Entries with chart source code
⁂
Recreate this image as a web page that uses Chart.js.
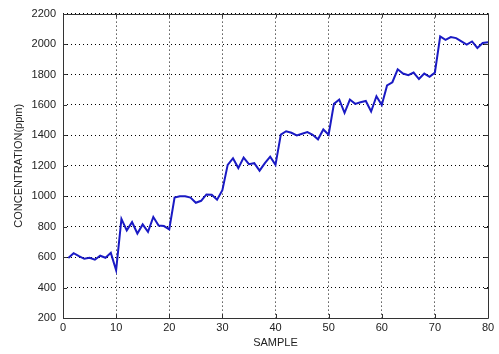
<!DOCTYPE html>
<html>
<head>
<meta charset="utf-8">
<script src="https://cdn.jsdelivr.net/npm/chart.js@4"></script>
<style>
  html, body { margin: 0; padding: 0; background: #fff; }
  #wrap { width: 499px; height: 354px; }
</style>
</head>
<body>
<div id="wrap"><canvas id="c" width="499" height="354"></canvas></div>
<script>
// Sample index and measured concentration (ppm)
const samples = [
  1, 2, 3, 4, 5, 6, 7, 8, 9, 10,
  11, 12, 13, 14, 15, 16, 17, 18, 19, 20,
  21, 22, 23, 24, 25, 26, 27, 28, 29, 30,
  31, 32, 33, 34, 35, 36, 37, 38, 39, 40,
  41, 42, 43, 44, 45, 46, 47, 48, 49, 50,
  51, 52, 53, 54, 55, 56, 57, 58, 59, 60,
  61, 62, 63, 64, 65, 66, 67, 68, 69, 70,
  71, 72, 73, 74, 75, 76, 77, 78, 79, 80
];
const concentration = [
  594, 626, 606, 589, 596, 583, 609, 596, 628, 514,
  851, 776, 830, 755, 815, 766, 864, 808, 804, 783,
  991, 1000, 1000, 991, 957, 970, 1012, 1010, 977, 1040,
  1206, 1250, 1185, 1254, 1211, 1217, 1168, 1217, 1260, 1206,
  1405, 1427, 1417, 1400, 1411, 1422, 1404, 1374, 1439, 1404,
  1607, 1635, 1548, 1635, 1607, 1617, 1626, 1557, 1657, 1600,
  1728, 1749, 1834, 1806, 1796, 1813, 1770, 1806, 1785, 1812,
  2050, 2028, 2046, 2039, 2017, 1996, 2017, 1974, 2007, 2011
];
// Axis tick values
const xTicks = [0, 10, 20, 30, 40, 50, 60, 70, 80];
const yTicks = [200, 400, 600, 800, 1000, 1200, 1400, 1600, 1800, 2000, 2200];

const points = samples.map((s, i) => ({ x: s, y: concentration[i] }));

// Box around the plot area with short inward tick marks on all four sides
const boxPlugin = {
  id: 'boxTicks',
  afterDraw(chart) {
    const { ctx, chartArea: a, scales } = chart;
    const len = 4;
    ctx.save();
    ctx.strokeStyle = '#333';
    ctx.lineWidth = 1;
    ctx.beginPath();
    ctx.rect(Math.round(a.left) + 0.5, Math.round(a.top) + 0.5,
             Math.round(a.right - a.left), Math.round(a.bottom - a.top));
    xTicks.forEach(v => {
      const px = Math.round(scales.x.getPixelForValue(v)) + 0.5;
      ctx.moveTo(px, a.bottom); ctx.lineTo(px, a.bottom - len);
      ctx.moveTo(px, a.top); ctx.lineTo(px, a.top + len);
    });
    yTicks.forEach(v => {
      const py = Math.round(scales.y.getPixelForValue(v)) + 0.5;
      ctx.moveTo(a.left, py); ctx.lineTo(a.left + len, py);
      ctx.moveTo(a.right, py); ctx.lineTo(a.right - len, py);
    });
    ctx.stroke();
    ctx.restore();
  }
};

const tickFont = { family: 'Arial, "Liberation Sans", sans-serif', size: 11 };

new Chart(document.getElementById('c'), {
  type: 'line',
  data: {
    datasets: [{
      data: points,
      borderColor: '#1a1ac4',
      borderWidth: 2,
      pointRadius: 0,
      tension: 0,
      fill: false
    }]
  },
  options: {
    responsive: false,
    animation: false,
    layout: { padding: { top: 11, right: 11, left: 0, bottom: 0 } },
    plugins: { legend: { display: false }, tooltip: { enabled: false } },
    scales: {
      x: {
        type: 'linear',
        min: 0, max: 80,
        afterBuildTicks: s => { s.ticks = xTicks.map(v => ({ value: v })); },
        afterFit: s => { s.height = 36; },
        ticks: { font: tickFont, color: '#222', padding: 3, maxRotation: 0,
                 callback: v => String(v) },
        grid: { color: '#000', lineWidth: 1, drawTicks: false },
        border: { display: false, dash: [1, 3] },
        title: {
          display: true, text: 'SAMPLE', font: tickFont, color: '#222',
          padding: { top: 0, bottom: 4 }
        }
      },
      y: {
        min: 200, max: 2200,
        afterBuildTicks: s => { s.ticks = yTicks.map(v => ({ value: v })); },
        afterFit: s => { s.width = 63; },
        ticks: { font: tickFont, color: '#222', padding: 7,
                 callback: v => String(v) },
        grid: { color: '#000', lineWidth: 1, drawTicks: false },
        border: { display: false, dash: [1, 3] },
        title: {
          display: true, text: 'CONCENTRATION(ppm)', font: tickFont, color: '#222',
          padding: { top: 12, bottom: 0 }
        }
      }
    }
  },
  plugins: [boxPlugin]
});
</script>
</body>
</html>
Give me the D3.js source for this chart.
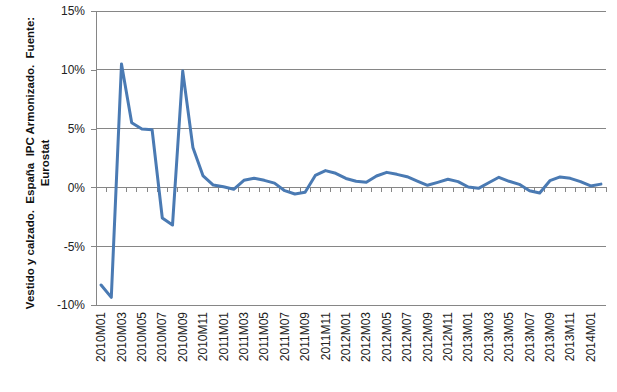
<!DOCTYPE html>
<html>
<head>
<meta charset="utf-8">
<script src="https://cdn.jsdelivr.net/npm/d3@7"></script>
<style>
  body { margin: 0; background: #fff; }
  svg { display: block; }
  text { font-family: "Liberation Sans", Arial, sans-serif; }
</style>
</head>
<body>
<svg id="chart" width="617" height="392"></svg>
<script>
const categories = [];
const years = [2010, 2011, 2012, 2013, 2014];
years.forEach(yr => { for (let m = 1; m <= 12; m++) { if (yr === 2014 && m > 2) break; categories.push(yr + "M" + String(m).padStart(2, "0")); } });

const values = [
  -8.3, -9.35, 10.5, 5.5, 4.97, 4.9, -2.6, -3.2, 9.9, 3.4, 0.97, 0.2,
  0.05, -0.16, 0.6, 0.77, 0.6, 0.36, -0.28, -0.56, -0.42, 1.02, 1.43, 1.2,
  0.76, 0.52, 0.43, 0.97, 1.28, 1.11, 0.91, 0.54, 0.18, 0.43, 0.69, 0.49,
  0.03, -0.08, 0.4, 0.86, 0.52, 0.26, -0.28, -0.48, 0.57, 0.89, 0.77, 0.49,
  0.12, 0.28
];
const yTicks = [-10, -5, 0, 5, 10, 15];
const titleLines = ["Vestido y calzado.  España  IPC Armonizado.  Fuente:", "Eurostat"];

const svg = d3.select("#chart");
const pLeft = 96, pRight = 606, pTop = 11, pBottom = 305;

const x = d3.scaleBand().domain(categories).range([pLeft, pRight]).paddingInner(0).paddingOuter(0);
const y = d3.scaleLinear().domain([-10, 15]).range([pBottom, pTop]);

// gridlines
svg.append("g").selectAll("line").data(yTicks.filter(t => t !== 0)).join("line")
  .attr("x1", pLeft).attr("x2", pRight)
  .attr("y1", d => y(d)).attr("y2", d => y(d))
  .attr("stroke", "#868686").attr("stroke-width", 1).attr("shape-rendering", "crispEdges");

// y axis
const yAxis = d3.axisLeft(y).tickValues(yTicks).tickSize(5).tickPadding(6).tickFormat(d => d + "%");
const gy = svg.append("g").attr("transform", `translate(${pLeft},0)`).call(yAxis);
gy.select(".domain").attr("stroke", "#868686").attr("d", `M-5,${pTop}H0V${pBottom}H-5`);
gy.selectAll(".tick line").attr("stroke", "#868686");
gy.selectAll(".tick text").attr("font-size", 12).attr("fill", "#222").attr("font-family", "Liberation Sans, Arial, sans-serif");
gy.attr("shape-rendering", "crispEdges");

// x axis at zero
const zeroY = y(0);
svg.append("line").attr("x1", pLeft).attr("x2", pRight).attr("y1", zeroY).attr("y2", zeroY)
  .attr("stroke", "#868686").attr("shape-rendering", "crispEdges");
const boundaries = categories.map(c => x(c)).concat([pRight]);
svg.append("g").selectAll("line").data(boundaries).join("line")
  .attr("x1", d => d).attr("x2", d => d).attr("y1", zeroY).attr("y2", zeroY + 5)
  .attr("stroke", "#868686").attr("shape-rendering", "crispEdges");

// x labels (every other category), rotated
svg.append("g").selectAll("text").data(categories.filter((c, i) => i % 2 === 0)).join("text")
  .attr("transform", d => `translate(${x(d) + x.bandwidth() / 2 + 4},${pBottom + 7}) rotate(-90)`)
  .attr("text-anchor", "end")
  .attr("font-size", 12).attr("fill", "#222")
  .text(d => d);

// line
const line = d3.line().x((d, i) => x(categories[i]) + x.bandwidth() / 2).y(d => y(d));
svg.append("path").datum(values).attr("d", line)
  .attr("fill", "none").attr("stroke", "#4a7ab3").attr("stroke-width", 3)
  .attr("stroke-linejoin", "round").attr("stroke-linecap", "round");

// y title
const tg = svg.append("g").attr("transform", `translate(0,${(pTop + pBottom) / 2 + 5}) rotate(-90)`);
tg.selectAll("text").data(titleLines).join("text")
  .attr("x", 0).attr("y", (d, i) => 34 + i * 15)
  .style("white-space", "pre")
  .attr("text-anchor", "middle").attr("font-weight", "bold").attr("font-size", 11.5).attr("fill", "#111")
  .text(d => d);
</script>
</body>
</html>
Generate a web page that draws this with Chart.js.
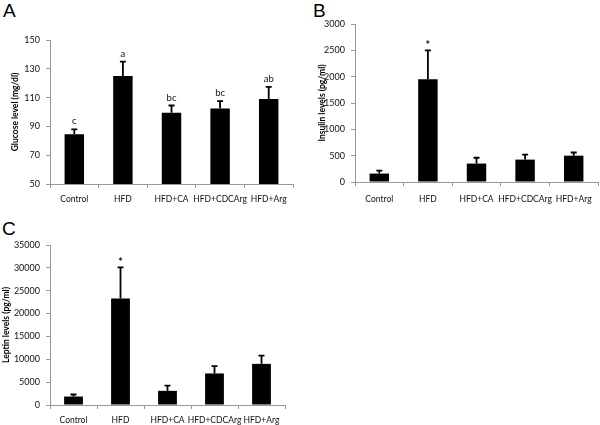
<!DOCTYPE html>
<html>
<head>
<meta charset="utf-8">
<script src="https://cdn.jsdelivr.net/npm/chart.js@4.4.0/dist/chart.umd.min.js"></script>
<style>
  body { margin: 0; background: #fff; width: 600px; height: 425px; position: relative; overflow: hidden; }
  canvas { position: absolute; }
  .letter { position: absolute; font: 19px "Liberation Sans", Arial, sans-serif; line-height: 22px; color: #000; }
</style>
</head>
<body>
<div class="letter" style="left:3px;top:0px">A</div>
<div class="letter" style="left:313px;top:0px">B</div>
<div class="letter" style="left:2px;top:218px">C</div>
<canvas id="chartA" width="300" height="210" style="left:0;top:0"></canvas>
<canvas id="chartB" width="300" height="210" style="left:300px;top:0"></canvas>
<canvas id="chartC" width="300" height="215" style="left:0;top:210px"></canvas>
<script>
// grupos
const categories = ['Control', 'HFD', 'HFD+CA', 'HFD+CDCArg', 'HFD+Arg'];

// A - glucosa
const glucose = [84.5, 125, 99.5, 102.5, 109];
const glucoseErr = [3.5, 10, 5, 5, 8.5];
const glucoseNotes = ['c', 'a', 'bc', 'bc', 'ab'];
const glucoseTicks = [50, 70, 90, 110, 130, 150];

// B - insulina
const insulin = [160, 1950, 350, 425, 500];
const insulinErr = [55, 550, 110, 95, 60];
const insulinNotes = ['', '*', '', '', ''];
const insulinTicks = [0, 500, 1000, 1500, 2000, 2500, 3000];

// C - leptina
const leptin = [1850, 23300, 3100, 6900, 9000];
const leptinErr = [450, 6800, 1150, 1600, 1800];
const leptinNotes = ['', '*', '', '', ''];
const leptinTicks = [0, 5000, 10000, 15000, 20000, 25000, 30000, 35000];

Chart.defaults.font.family = 'Lato, "DejaVu Sans", sans-serif';
Chart.defaults.color = '#111';

// barras de error (solo hacia arriba) y letras encima
const errorBars = {
  id: 'errorBars',
  afterDatasetsDraw(chart, args, opts) {
    const ctx = chart.ctx;
    const x = chart.scales.x;
    const y = chart.scales.y;
    const data = chart.data.datasets[0].data;
    ctx.save();
    ctx.strokeStyle = '#000';
    ctx.lineWidth = 1.8;
    ctx.fillStyle = '#111';
    ctx.textAlign = 'center';
    ctx.textBaseline = 'middle';
    data.forEach((v, i) => {
      const cx = x.getPixelForValue(i);
      const base = y.getPixelForValue(v);
      const top = y.getPixelForValue(v + opts.errors[i]);
      ctx.beginPath();
      ctx.moveTo(cx, base);
      ctx.lineTo(cx, top);
      ctx.moveTo(cx - 3, top);
      ctx.lineTo(cx + 3, top);
      ctx.stroke();
      const note = opts.notes[i];
      if (note) {
        ctx.font = note === '*' ? 'bold 11px Lato, sans-serif' : '9.5px Lato, sans-serif';
        ctx.fillText(note, cx, top - (note === '*' ? 5 : 8));
      }
    });
    ctx.restore();
  }
};

function makeChart(id, values, errors, notes, yTicks, yTitle, box) {
  const ctx = document.getElementById(id).getContext('2d');
  return new Chart(ctx, {
    type: 'bar',
    data: {
      labels: categories,
      datasets: [{
        data: values,
        backgroundColor: '#000',
        borderWidth: 0,
        barPercentage: 0.4,
        categoryPercentage: 1.0,
      }]
    },
    options: {
      responsive: false,
      animation: false,
      layout: { padding: { top: box.top, right: box.right, left: 0, bottom: 0 } },
      plugins: {
        legend: { display: false },
        tooltip: { enabled: false },
        errorBars: { errors: errors, notes: notes },
      },
      scales: {
        x: {
          afterFit: (s) => { s.height = box.xHeight; },
          border: { color: '#999', width: 1 },
          grid: { drawOnChartArea: false, drawTicks: true, tickLength: 4, color: '#999', offset: true },
          ticks: { font: { size: 8.5 }, padding: box.xPad, autoSkip: false, maxRotation: 0 },
        },
        y: {
          min: yTicks[0],
          max: yTicks[yTicks.length - 1],
          afterFit: (s) => { s.width = box.yWidth; },
          afterBuildTicks: (s) => { s.ticks = yTicks.map(v => ({ value: v })); },
          border: { color: '#999', width: 1 },
          grid: { drawOnChartArea: false, drawTicks: true, tickLength: 4, color: '#999' },
          ticks: { font: { size: 9 }, padding: 6, callback: (v) => String(v) },
          title: {
            display: true,
            text: yTitle,
            font: { size: 8.5, weight: 'bold' },
            color: '#000',
            padding: { top: box.titlePad, bottom: 0 },
          },
        }
      }
    },
    plugins: [errorBars]
  });
}

makeChart('chartA', glucose, glucoseErr, glucoseNotes, glucoseTicks, 'Glucose level (mg/dl)',
  { top: 40, right: 7, yWidth: 50, xHeight: 26, xPad: 6, titlePad: 10 });
makeChart('chartB', insulin, insulinErr, insulinNotes, insulinTicks, 'Insulin levels (pg/ml)',
  { top: 24, right: 2, yWidth: 55, xHeight: 28, xPad: 8, titlePad: 17 });
makeChart('chartC', leptin, leptinErr, leptinNotes, leptinTicks, 'Leptin levels (pg/ml)',
  { top: 35, right: 15, yWidth: 50, xHeight: 20, xPad: 6, titlePad: 1 });
</script>
</body>
</html>
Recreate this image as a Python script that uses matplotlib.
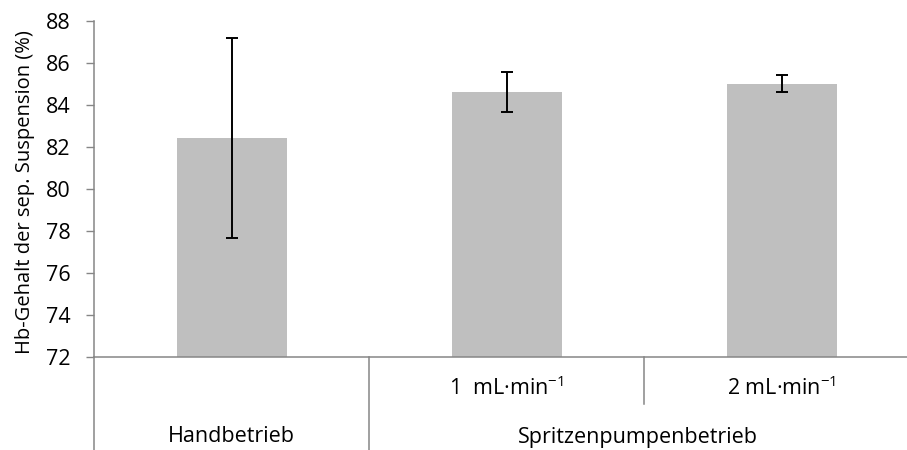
import matplotlib
matplotlib.use("Agg")
import matplotlib.pyplot as plt

FONT = 'Open Sans'
plt.rcParams['font.family'] = [FONT, 'DejaVu Sans']
plt.rcParams['mathtext.fontset'] = 'custom'
plt.rcParams['mathtext.rm'] = FONT
plt.rcParams['mathtext.it'] = FONT + ':italic'
plt.rcParams['mathtext.bf'] = FONT + ':bold'

# Data
sub_labels = ["", "1  mL\u00b7min$^{-1}$", "2 mL\u00b7min$^{-1}$"]
group_labels = ["Handbetrieb", "Spritzenpumpenbetrieb"]
group_sizes = [1, 2]
values = [82.44, 84.60, 85.01]
errors = [4.76, 0.95, 0.41]
y_ticks = [72, 74, 76, 78, 80, 82, 84, 86, 88]
y_label = "Hb-Gehalt der sep. Suspension (%)"

grey = "#868686"
fs_tick = 15.5
fs_cat = 15.5
fs_lab = 14.5

fig = plt.figure(figsize=(9.07, 4.5), dpi=100)
ax = fig.add_axes([94/907, 1 - 357/450, 1 - 94/907, 336/450])

x = list(range(len(values)))
ax.bar(x, [v - y_ticks[0] for v in values], bottom=y_ticks[0], width=0.40,
       color="#BFBFBF", zorder=2)
ax.errorbar(x, values, yerr=errors, fmt='none', ecolor='black',
            elinewidth=1.4, capsize=4.2, capthick=1.4, zorder=3)

xmax = 2.455
ax.set_xlim(-0.5, xmax)
ax.set_ylim(y_ticks[0], y_ticks[-1])
ax.set_yticks(y_ticks)
ax.set_yticklabels([str(t) for t in y_ticks], fontsize=fs_tick)
ax.set_xticks([])
ax.tick_params(axis='y', direction='out', length=5.8, width=1.0, color=grey,
               pad=11.0)
for s in ['top', 'right']:
    ax.spines[s].set_visible(False)
for s in ['left', 'bottom']:
    ax.spines[s].set_color(grey)
    ax.spines[s].set_linewidth(1.1)

fig.text(25/907, 1 - 192/450, y_label, rotation=90, fontsize=fs_lab,
         ha='center', va='center')

tr = ax.get_xaxis_transform()
low_full = -93/336
low_half = -47/336
ax.plot([-0.5, -0.5], [low_full, 0], transform=tr, color=grey, lw=1.1,
        clip_on=False)
pos = -0.5
for gi, n in enumerate(group_sizes):
    for k in range(1, n):
        ax.plot([pos + k] * 2, [low_half, 0], transform=tr,
                color=grey, lw=1.1, clip_on=False)
    pos += n
    if pos < xmax:
        ax.plot([pos, pos], [low_full, 0], transform=tr, color=grey, lw=1.1,
                clip_on=False)

for i, lab in enumerate(sub_labels):
    if lab:
        ax.text(i, -31/336, lab, transform=tr, ha='center', va='center',
                fontsize=fs_cat)

start = -0.5
for gi, n in enumerate(group_sizes):
    end = min(start + n, xmax)
    ax.text((start + end) / 2, -80/336, group_labels[gi], transform=tr,
            ha='center', va='center', fontsize=fs_cat)
    start += n

fig.savefig("out.png", dpi=100)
⁂
Given task: The first line to give again is the one with "Give me the D3.js source for this chart.", and the last is the one with "const pLeft = 96, pRight". Repeat them and everything between exactly, minus the pictures.

The response:
Give me the D3.js source for this chart.
<!DOCTYPE html>
<html>
<head>
<meta charset="utf-8">
<script src="https://cdn.jsdelivr.net/npm/d3@7"></script>
<style>
  body { margin: 0; background: #fff; }
  svg { display: block; }
  text { font-family: "Liberation Sans", Arial, sans-serif; }
</style>
</head>
<body>
<svg id="chart" width="617" height="392"></svg>
<script>
const categories = [];
const years = [2010, 2011, 2012, 2013, 2014];
years.forEach(yr => { for (let m = 1; m <= 12; m++) { if (yr === 2014 && m > 2) break; categories.push(yr + "M" + String(m).padStart(2, "0")); } });

const values = [
  -8.3, -9.35, 10.5, 5.5, 4.97, 4.9, -2.6, -3.2, 9.9, 3.4, 0.97, 0.2,
  0.05, -0.16, 0.6, 0.77, 0.6, 0.36, -0.28, -0.56, -0.42, 1.02, 1.43, 1.2,
  0.76, 0.52, 0.43, 0.97, 1.28, 1.11, 0.91, 0.54, 0.18, 0.43, 0.69, 0.49,
  0.03, -0.08, 0.4, 0.86, 0.52, 0.26, -0.28, -0.48, 0.57, 0.89, 0.77, 0.49,
  0.12, 0.28
];
const yTicks = [-10, -5, 0, 5, 10, 15];
const titleLines = ["Vestido y calzado.  España  IPC Armonizado.  Fuente:", "Eurostat"];

const svg = d3.select("#chart");
const pLeft = 96, pRight = 606, pTop = 11, pBottom = 305;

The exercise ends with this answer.